:: WORK TO COMPLETE ::
Working from the data below, reproduce exactly the lines starting at the one that holds "Reproduce this chart with matplotlib." and ending at the one that holds "plt.rcParams['font.family'] = ['Liberation". Pictures are excluded.

:: DATA FOR THIS TASK ::

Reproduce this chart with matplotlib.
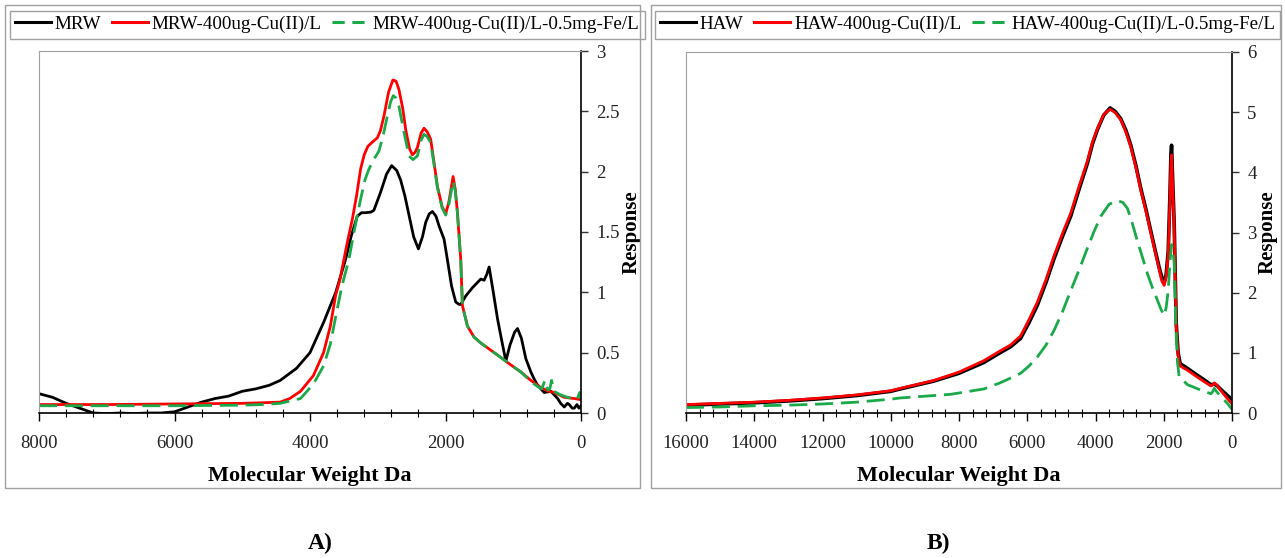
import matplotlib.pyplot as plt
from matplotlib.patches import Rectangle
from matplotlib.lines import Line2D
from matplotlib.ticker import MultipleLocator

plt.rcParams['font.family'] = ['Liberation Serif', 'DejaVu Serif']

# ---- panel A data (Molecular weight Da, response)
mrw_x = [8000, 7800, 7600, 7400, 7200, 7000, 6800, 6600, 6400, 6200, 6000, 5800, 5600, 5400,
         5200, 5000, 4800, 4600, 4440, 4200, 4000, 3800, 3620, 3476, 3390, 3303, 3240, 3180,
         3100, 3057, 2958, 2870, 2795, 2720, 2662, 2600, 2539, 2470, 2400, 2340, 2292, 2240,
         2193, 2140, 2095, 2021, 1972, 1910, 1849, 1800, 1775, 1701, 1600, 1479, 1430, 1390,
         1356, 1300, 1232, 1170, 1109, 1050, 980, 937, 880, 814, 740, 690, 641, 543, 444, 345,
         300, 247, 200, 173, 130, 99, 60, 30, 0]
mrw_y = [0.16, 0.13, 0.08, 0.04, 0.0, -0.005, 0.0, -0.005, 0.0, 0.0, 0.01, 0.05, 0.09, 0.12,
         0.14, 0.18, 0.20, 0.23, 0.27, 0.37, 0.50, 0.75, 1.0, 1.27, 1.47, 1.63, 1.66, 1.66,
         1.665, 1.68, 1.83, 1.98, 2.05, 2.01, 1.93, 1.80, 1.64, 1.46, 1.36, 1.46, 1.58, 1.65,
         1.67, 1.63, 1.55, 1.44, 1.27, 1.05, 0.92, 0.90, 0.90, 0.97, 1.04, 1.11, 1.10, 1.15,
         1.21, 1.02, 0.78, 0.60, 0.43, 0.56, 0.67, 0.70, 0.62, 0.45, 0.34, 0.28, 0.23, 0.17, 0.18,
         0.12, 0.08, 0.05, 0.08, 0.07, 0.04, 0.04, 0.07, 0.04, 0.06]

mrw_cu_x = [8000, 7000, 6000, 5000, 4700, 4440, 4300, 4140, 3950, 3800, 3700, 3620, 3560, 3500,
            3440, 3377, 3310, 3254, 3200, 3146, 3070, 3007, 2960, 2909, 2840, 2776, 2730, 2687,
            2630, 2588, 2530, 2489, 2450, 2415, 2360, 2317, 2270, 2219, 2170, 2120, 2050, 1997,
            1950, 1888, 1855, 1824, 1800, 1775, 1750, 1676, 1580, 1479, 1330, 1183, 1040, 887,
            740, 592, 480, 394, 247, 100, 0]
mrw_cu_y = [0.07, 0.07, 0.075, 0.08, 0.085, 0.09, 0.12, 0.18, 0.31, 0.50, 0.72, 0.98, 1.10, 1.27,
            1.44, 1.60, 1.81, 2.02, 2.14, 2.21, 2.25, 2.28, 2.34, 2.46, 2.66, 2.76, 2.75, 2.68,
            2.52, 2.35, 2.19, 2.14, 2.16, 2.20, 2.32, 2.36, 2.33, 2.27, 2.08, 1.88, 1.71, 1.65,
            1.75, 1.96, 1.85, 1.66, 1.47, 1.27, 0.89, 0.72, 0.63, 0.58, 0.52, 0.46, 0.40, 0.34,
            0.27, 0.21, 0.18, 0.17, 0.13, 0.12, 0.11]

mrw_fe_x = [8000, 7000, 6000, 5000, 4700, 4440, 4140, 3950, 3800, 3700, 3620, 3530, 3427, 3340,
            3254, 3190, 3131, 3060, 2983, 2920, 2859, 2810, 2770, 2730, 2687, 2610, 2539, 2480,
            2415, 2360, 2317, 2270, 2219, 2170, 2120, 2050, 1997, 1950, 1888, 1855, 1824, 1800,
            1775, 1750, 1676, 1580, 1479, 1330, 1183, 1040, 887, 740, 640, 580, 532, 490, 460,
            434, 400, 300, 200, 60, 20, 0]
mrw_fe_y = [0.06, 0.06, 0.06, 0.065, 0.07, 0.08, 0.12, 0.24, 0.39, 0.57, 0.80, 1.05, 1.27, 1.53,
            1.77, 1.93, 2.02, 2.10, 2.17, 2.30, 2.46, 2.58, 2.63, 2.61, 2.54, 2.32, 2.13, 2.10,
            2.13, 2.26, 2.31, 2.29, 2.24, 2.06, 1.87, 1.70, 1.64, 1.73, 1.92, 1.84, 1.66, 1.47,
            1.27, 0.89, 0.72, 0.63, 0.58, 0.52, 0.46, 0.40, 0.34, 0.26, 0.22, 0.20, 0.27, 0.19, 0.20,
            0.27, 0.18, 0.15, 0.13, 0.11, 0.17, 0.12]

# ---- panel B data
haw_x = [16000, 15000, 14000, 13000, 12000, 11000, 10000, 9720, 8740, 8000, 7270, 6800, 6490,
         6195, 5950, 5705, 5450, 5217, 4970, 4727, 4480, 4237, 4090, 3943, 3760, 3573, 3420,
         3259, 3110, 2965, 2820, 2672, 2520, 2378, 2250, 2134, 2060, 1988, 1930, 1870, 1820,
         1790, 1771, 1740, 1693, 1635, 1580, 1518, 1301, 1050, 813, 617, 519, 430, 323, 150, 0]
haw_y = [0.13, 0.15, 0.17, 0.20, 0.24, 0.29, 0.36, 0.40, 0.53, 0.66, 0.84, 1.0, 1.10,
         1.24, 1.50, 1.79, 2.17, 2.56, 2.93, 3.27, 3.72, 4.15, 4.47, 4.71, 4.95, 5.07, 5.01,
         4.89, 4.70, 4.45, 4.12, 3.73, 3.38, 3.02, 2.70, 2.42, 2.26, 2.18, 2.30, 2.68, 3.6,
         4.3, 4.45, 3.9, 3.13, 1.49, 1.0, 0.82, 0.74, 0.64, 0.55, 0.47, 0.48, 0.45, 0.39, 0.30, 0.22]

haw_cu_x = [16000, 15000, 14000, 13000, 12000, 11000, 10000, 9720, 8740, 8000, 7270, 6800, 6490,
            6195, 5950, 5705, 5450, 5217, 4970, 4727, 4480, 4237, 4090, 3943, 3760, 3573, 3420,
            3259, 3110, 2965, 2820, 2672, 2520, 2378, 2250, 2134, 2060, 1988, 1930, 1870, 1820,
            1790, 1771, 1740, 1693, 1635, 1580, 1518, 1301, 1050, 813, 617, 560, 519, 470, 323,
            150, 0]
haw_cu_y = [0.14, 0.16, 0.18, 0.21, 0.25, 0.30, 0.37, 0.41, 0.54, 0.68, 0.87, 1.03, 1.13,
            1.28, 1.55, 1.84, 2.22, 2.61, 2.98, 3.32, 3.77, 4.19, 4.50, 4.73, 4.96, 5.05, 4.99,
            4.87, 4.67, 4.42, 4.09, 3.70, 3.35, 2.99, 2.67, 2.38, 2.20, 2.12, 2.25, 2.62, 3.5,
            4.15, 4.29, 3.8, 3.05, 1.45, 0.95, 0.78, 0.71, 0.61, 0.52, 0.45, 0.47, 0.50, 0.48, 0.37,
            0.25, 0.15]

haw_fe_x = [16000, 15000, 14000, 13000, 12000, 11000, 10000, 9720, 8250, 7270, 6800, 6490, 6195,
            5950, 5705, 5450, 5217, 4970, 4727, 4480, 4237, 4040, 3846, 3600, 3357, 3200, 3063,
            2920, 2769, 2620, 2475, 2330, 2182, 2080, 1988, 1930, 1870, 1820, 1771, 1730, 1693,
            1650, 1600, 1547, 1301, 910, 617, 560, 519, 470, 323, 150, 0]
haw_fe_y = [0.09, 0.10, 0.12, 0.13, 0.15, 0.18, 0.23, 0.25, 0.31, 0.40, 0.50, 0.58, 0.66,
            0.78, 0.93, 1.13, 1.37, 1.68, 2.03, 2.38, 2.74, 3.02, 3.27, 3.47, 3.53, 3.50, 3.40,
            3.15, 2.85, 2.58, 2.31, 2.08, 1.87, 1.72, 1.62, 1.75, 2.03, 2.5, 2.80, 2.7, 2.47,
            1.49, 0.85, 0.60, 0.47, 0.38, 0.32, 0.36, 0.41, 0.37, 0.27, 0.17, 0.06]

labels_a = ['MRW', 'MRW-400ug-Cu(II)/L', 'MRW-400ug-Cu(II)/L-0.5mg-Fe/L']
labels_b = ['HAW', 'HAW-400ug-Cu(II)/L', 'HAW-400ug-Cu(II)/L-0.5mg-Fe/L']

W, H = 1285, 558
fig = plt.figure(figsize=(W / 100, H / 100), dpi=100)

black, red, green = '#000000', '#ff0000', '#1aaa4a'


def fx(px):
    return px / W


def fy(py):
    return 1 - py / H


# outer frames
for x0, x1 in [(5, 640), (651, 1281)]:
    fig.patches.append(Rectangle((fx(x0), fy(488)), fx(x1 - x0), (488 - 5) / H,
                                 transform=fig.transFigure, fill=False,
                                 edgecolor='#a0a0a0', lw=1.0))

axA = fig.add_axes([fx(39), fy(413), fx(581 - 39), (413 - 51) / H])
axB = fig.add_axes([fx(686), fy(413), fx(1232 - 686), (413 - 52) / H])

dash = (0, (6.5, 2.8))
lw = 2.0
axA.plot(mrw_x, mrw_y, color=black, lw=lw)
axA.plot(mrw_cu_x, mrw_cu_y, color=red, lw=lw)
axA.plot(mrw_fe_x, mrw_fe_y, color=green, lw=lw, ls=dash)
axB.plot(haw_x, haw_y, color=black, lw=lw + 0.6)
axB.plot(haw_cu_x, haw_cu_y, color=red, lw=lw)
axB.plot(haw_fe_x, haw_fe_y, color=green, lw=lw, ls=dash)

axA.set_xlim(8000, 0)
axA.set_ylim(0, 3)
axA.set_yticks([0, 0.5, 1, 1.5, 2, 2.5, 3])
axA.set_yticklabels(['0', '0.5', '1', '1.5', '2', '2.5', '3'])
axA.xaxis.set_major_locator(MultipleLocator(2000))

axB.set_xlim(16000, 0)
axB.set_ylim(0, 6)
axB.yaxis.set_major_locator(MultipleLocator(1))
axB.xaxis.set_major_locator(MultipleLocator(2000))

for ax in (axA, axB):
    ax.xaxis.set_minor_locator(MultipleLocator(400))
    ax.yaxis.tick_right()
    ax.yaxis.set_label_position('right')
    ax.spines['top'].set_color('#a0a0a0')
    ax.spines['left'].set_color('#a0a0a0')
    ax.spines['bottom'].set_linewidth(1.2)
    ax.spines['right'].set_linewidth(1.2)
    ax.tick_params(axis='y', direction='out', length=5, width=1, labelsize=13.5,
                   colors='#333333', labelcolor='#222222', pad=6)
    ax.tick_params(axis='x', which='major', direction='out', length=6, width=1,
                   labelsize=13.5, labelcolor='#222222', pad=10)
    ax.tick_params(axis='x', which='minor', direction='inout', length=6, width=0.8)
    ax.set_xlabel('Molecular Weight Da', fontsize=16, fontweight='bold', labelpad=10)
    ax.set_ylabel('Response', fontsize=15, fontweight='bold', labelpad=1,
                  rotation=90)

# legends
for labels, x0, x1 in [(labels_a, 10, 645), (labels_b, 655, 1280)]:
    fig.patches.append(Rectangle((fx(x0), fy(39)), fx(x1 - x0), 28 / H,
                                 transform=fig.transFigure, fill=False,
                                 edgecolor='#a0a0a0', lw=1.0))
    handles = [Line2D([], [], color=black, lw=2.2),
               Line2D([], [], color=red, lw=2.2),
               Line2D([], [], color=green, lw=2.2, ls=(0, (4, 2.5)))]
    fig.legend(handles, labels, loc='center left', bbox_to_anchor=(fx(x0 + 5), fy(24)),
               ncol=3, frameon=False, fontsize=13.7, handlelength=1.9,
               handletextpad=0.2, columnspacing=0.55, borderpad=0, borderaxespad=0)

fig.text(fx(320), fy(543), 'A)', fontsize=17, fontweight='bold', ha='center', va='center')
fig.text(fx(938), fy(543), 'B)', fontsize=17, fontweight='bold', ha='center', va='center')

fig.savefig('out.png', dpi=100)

* * *

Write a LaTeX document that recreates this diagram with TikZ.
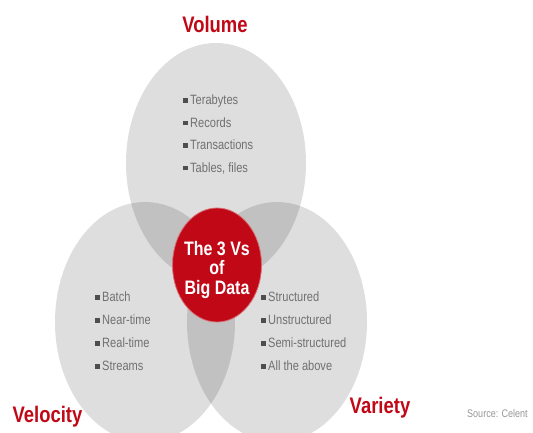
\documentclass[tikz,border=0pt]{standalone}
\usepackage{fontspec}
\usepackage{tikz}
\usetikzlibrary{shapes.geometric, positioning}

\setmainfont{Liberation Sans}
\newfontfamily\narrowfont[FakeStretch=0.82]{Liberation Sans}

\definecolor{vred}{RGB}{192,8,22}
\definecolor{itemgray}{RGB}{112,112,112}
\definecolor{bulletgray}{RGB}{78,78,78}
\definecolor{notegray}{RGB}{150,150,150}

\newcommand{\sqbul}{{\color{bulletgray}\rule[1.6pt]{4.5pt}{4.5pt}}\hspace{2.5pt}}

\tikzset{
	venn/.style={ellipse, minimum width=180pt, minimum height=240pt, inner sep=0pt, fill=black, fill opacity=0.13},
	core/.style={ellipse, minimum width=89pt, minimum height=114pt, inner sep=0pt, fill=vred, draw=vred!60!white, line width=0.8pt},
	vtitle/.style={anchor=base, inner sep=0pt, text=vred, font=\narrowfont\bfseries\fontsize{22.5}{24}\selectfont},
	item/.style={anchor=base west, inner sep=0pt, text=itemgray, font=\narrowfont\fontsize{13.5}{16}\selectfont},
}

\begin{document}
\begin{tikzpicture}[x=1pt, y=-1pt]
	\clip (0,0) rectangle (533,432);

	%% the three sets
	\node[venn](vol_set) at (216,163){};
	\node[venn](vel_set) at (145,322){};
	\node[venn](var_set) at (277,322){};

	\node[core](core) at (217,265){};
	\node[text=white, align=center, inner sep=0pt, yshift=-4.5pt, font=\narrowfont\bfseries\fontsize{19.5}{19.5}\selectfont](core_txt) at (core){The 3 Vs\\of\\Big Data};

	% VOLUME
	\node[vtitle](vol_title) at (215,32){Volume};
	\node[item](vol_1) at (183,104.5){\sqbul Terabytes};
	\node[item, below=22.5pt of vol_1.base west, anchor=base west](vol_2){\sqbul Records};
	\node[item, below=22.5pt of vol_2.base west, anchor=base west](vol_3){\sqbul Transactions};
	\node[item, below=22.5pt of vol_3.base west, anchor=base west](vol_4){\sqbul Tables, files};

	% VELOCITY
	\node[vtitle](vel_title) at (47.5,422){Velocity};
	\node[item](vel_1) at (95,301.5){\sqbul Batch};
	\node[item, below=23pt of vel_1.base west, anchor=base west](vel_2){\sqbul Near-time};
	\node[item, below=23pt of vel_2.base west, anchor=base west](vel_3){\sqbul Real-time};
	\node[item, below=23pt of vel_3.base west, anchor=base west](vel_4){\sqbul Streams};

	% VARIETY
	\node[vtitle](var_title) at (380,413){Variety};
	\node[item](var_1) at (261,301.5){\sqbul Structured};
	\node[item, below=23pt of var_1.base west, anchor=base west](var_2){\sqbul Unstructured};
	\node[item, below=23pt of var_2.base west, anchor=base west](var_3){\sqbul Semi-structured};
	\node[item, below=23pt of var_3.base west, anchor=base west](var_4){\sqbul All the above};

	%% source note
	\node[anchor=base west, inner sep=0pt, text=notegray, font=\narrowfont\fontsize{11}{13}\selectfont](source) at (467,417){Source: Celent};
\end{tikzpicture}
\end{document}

:: RESPONSE TO THIS TASK ::
Reproduce this chart with matplotlib.
import matplotlib.pyplot as plt
from matplotlib.patches import Rectangle
from matplotlib.lines import Line2D
from matplotlib.ticker import MultipleLocator

plt.rcParams['font.family'] = ['Liberation Serif', 'DejaVu Serif']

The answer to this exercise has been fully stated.